Aplicação do algoritmo

Os pesquisadores aplicaram a fórmula matemática às cidades na Espanha e nos Estados Unidos. Utilizaram, para tanto, dados demográficos do Instituto Nacional de Estatísticas Espanhol do período de 1900 até 2011. Nos EUA, dados do Censo foram utilizados de 1830 até 2000. Os resultados obtidos apontam que as cidades espanholas com mais de 10 mil habitantes têm um tempo médio de memória de 15 anos. A quantidade de pessoas que se mudou em um ano estava altamente conectada ao número de pessoas que havia se mudado no ano anterior. No entanto, essa relação apresenta uma ruptura e cai pela metade após 15 anos.

Nos Estados Unidos, de acordo com os resultados obtidos, a memória das cidades dura 25 anos. Eventos trágicos como a Guerra Civil e a Crise de 29 moldaram a memória das cidades americanas, gerando uma espécie de amnésia pós-trauma, que permanece na população durante esses 25 anos de memória da cidade.

Correlação em função da distância entre os municípios d. O valor médio para uma determinada distância é indicado (linha e pontos vermelhos) em conjunto com um S.D. (Sombra mais escura) e por dois deles (a sombra mais clara). A linha preta segue o ajuste analítico da equação. A correlação espacial para cidades espanholas também é mostrada para fins comparativos (linha cinza e pontos).
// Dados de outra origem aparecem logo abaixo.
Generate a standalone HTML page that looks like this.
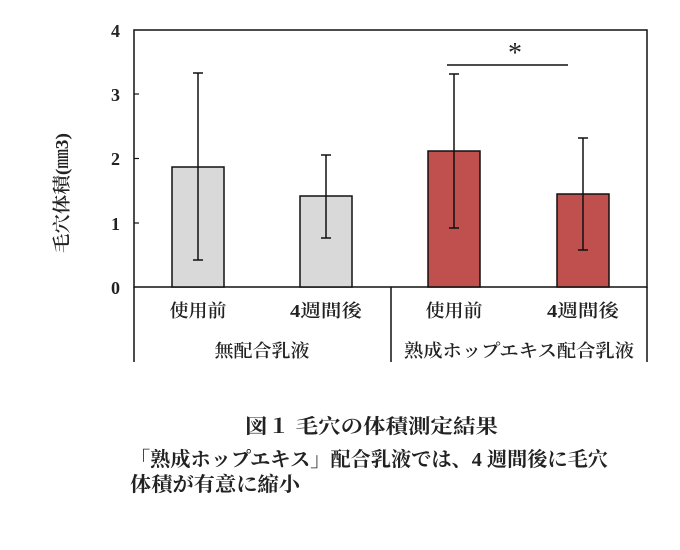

Correlação entre os municípios em função da distância entre eles. O valor médio para uma determinada distância é indicado (linha e pontos vermelhos) em conjunto com um S.D. (Sombra mais escura) e por dois deles (a sombra mais clara). A linha preta segue o ajuste analítico da equação. A correlação espacial para cidades espanholas também é mostrada para fins comparativos (linha cinza e pontos).

Como as cidades vizinhas se comportam foi outro elemento abordado na pesquisa. Ao qual os cientistas concluíram que o crescimento da cidade também é determinado pela forma como os seus vizinhos se desenvolvem, e a esfera de influência varia de acordo com o país. A distância de interação típica é de 80 km em cidades espanholas e de 200 km para cidades nos Estados Unidos.

“As cidades não são objetos individuais, mas fazem parte de uma rede global e seu futuro está ligado aos seus arredores”, ressalta o pesquisador. “Isso significa que para fazer projeções para o futuro de uma cidade, você especificamente precisa saber o que vai acontecer com as cidades vizinhas também.”

Os estudos ainda estão em etapa inicial, apesar das conclusões. Os pesquisadores ressaltam em sua finalização como há, ainda, muitas questões a serem respondidas antes de chegarem ao cálculo matemático final. No estudo, eles destacam a importância de responder perguntas como: isso muda de cultura para cultura? É um fenômeno global ou aparece apenas em determinadas sociedades?